雖然有些莫名其妙自己怎麼會坐在這裏,但是不管怎麼說,手塚還是願意跟切原赤也一起吃頓午飯,就當是朋友相見吧,雖然他們可能算不上是朋友。“來英國旅行嗎?”慢慢吃著盤子裏的牛肉,手塚問切原。來了英國半年,仍然不太適當這裏的飲食。在這裏是不可能吃到他最喜歡的地道的鰻魚茶的,而且揚醫生知道他愛吃這種食物後曾惡狠狠的吼了他一句:我可不想看到我治好了你的脊椎,再發現你要去治你的胃!所以在英國,手塚對食物隻有填飽肚子的最低要求。
“是來英國參加集訓的。今天訓練結束來買點東西的,可是沒想到居然能碰到你。”切原吞下一大塊牛排,抹了抹嘴,“再有幾天就是新年了,我會在新年之前回國。怎麼樣,你在這裏好嗎?”
手塚點了點頭,算是好吧!牽涉國際間的大案子,隻是取證都要三個國家來回飛,再加上資料的收集、整理,工作雖然很多很複雜,也很累,可是他的心情很平和,也很寧靜。
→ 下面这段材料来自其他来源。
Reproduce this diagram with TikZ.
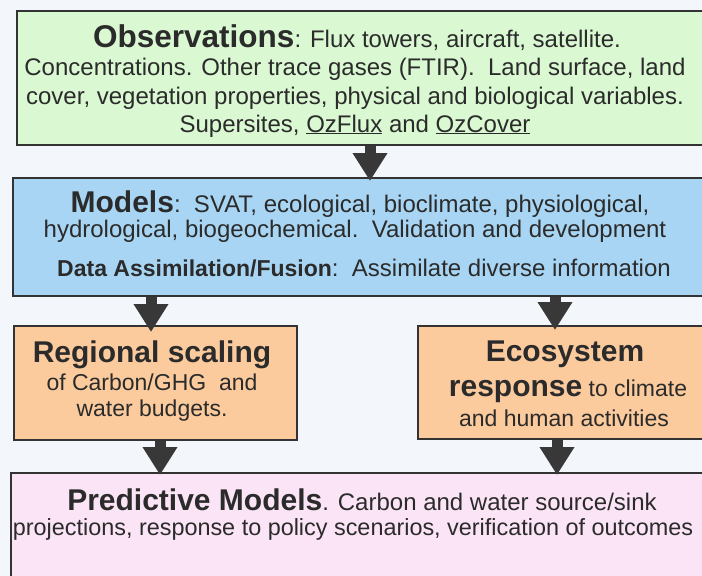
\documentclass[tikz,border=0pt]{standalone}
\usepackage{fontspec}
\setmainfont{Liberation Sans}
\usetikzlibrary{arrows.meta}
\definecolor{bgc}{HTML}{F3F7FB}
\definecolor{obsc}{HTML}{DAF8D2}
\definecolor{modc}{HTML}{A8D5F3}
\definecolor{orac}{HTML}{FBCB9D}
\definecolor{prec}{HTML}{FBE4F6}
\definecolor{edgec}{HTML}{333333}
\definecolor{txtc}{HTML}{2B2B2B}
\definecolor{arrc}{HTML}{383838}
\newcommand{\rgf}{\fontsize{23}{28}\selectfont}
\newcommand{\rgb}{\fontsize{24}{28}\selectfont}
\newcommand{\ttlf}{\fontsize{30}{34}\selectfont\bfseries}
\tikzset{
  boxst/.style={draw=edgec, line width=2.2pt, rectangle, inner sep=0pt, anchor=north west},
  linest/.style={anchor=base, inner sep=0pt, text=txtc, font=\rgf},
  bigline/.style={linest, font=\rgb},
  arr/.style={draw=arrc, line width=11pt, -{Triangle[length=28pt,width=33pt]}}
}
\begin{document}
\begin{tikzpicture}[x=1pt,y=-1pt]
\fill[bgc] (0,0) rectangle (702,576);
\useasboundingbox (0,0) rectangle (702,576);
\clip (0,0) rectangle (702,576);
% boxes
\node[boxst, fill=obsc, minimum width=709pt, minimum height=134pt] (obs) at (16,10) {};
\node[boxst, fill=modc, minimum width=713pt, minimum height=118pt] (mod) at (12,177) {};
\node[boxst, fill=orac, minimum width=283pt, minimum height=114pt] (reg) at (13,325) {};
\node[boxst, fill=orac, minimum width=308pt, minimum height=113pt] (eco) at (417,325) {};
\node[boxst, fill=prec, minimum width=715pt, minimum height=128pt] (pre) at (10,472) {};
% connector columns
\coordinate (xa) at (370,0);
\coordinate (xb) at (151,0);
\coordinate (xc) at (555,0);
\coordinate (xd) at (160,0);
\coordinate (xe) at (557,0);
% text: observations
\node[bigline] (o1) at (357,47) {{\fontsize{31.5}{34}\selectfont\bfseries Observations}: Flux towers, aircraft, satellite.};
\node[bigline] (o2) at (355,75) {Concentrations. Other trace gases (FTIR).\ \ Land surface, land};
\node[bigline] (o3) at (355,104) {cover, vegetation properties, physical and biological variables.};
\node[bigline] (o4) at (355,132) {Supersites, \underline{OzFlux} and \underline{OzCover}};
% models
\node[bigline] (m1) at (360,212) {{\ttlf Models}:\ \ SVAT, ecological, bioclimate, physiological,};
\node[bigline] (m2) at (355,237) {hydrological, biogeochemical.\ \ Validation and development};
\node[bigline] (m3) at (364,276) {{\fontsize{23}{26}\selectfont\bfseries Data Assimilation/Fusion}:\ \ Assimilate diverse information};
% regional
\node[linest] (r1) at (152,362) {\ttlf Regional scaling};
\node[linest] (r2) at (152,390) {of Carbon/GHG\ \ and};
\node[linest] (r3) at (152,416) {water budgets.};
% ecosystem
\node[linest] (e1) at (565,361) {\ttlf Ecosystem};
\node[linest] (e2) at (568,396) {{\ttlf response} to climate};
\node[linest] (e3) at (564,426) {and human activities};
% predictive
\node[bigline] (p1) at (362,510) {{\ttlf Predictive Models}. Carbon and water source/sink};
\node[linest, font=\fontsize{23.4}{28}\selectfont] (p2) at (353,535) {projections, response to policy scenarios, verification of outcomes};
% arrows
\draw[arr] (obs.south -| xa) -- ([yshift=-4pt]mod.north -| xa);
\draw[arr] (mod.south -| xb) -- ([yshift=-7pt]reg.north -| xb);
\draw[arr] (mod.south -| xc) -- ([yshift=-5pt]eco.north -| xc);
\draw[arr] (reg.south -| xd) -- ([yshift=-3pt]pre.north -| xd);
\draw[arr] (eco.south -| xe) -- ([yshift=-3pt]pre.north -| xe);
\end{tikzpicture}
\end{document}
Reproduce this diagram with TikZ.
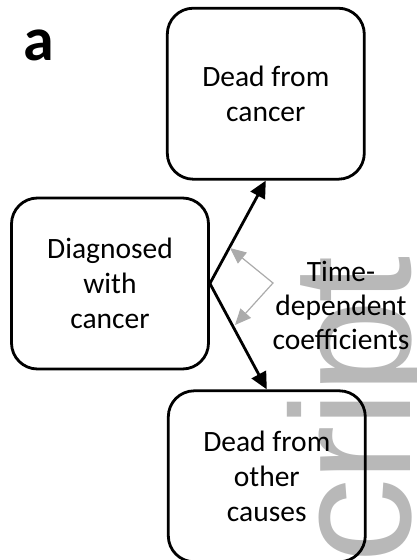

切原喝了口湯,看著表情平靜到不起一絲波瀾的手塚:“可是不二,他不好!”手塚收回有些遊離的目光,看著切原:“他怎麼了?”切原輕輕笑了笑:“你還關心他嗎?如果關心就不應該走得那麼幹淨,誰都找不到你!”
手塚呆了一下。是的,他走得很幹淨,除了白石,他沒有告訴任何人他來了倫敦。而且在上飛機前也叮囑過白石,不要將他的去向告訴別人,深知白石明白他所說的“別人”是指的哪些人。千山萬水,他不想再背著那麼沉重的包袱。
“我不清楚他到底出了什麼事,隻是看到他臉色不太好,好象身體也比過去差了,不過再過幾天就會知道了。”手塚明白為什麼要再過幾天,新年之後就是橘的忌日,那是不二每年去看切原的日子,“需要我通知你麼?”
手塚皺著眉頭:“麻煩你了!”
切原站起來:“我要回去了,謝謝你的午餐。不過你最好想清楚,不二說過他最恨的就是騙他的人。那件事,其實他早就知道了,隻是……”切原吸了口氣又吐了出來,“他希望那不是真的,然後自欺欺人罷了。”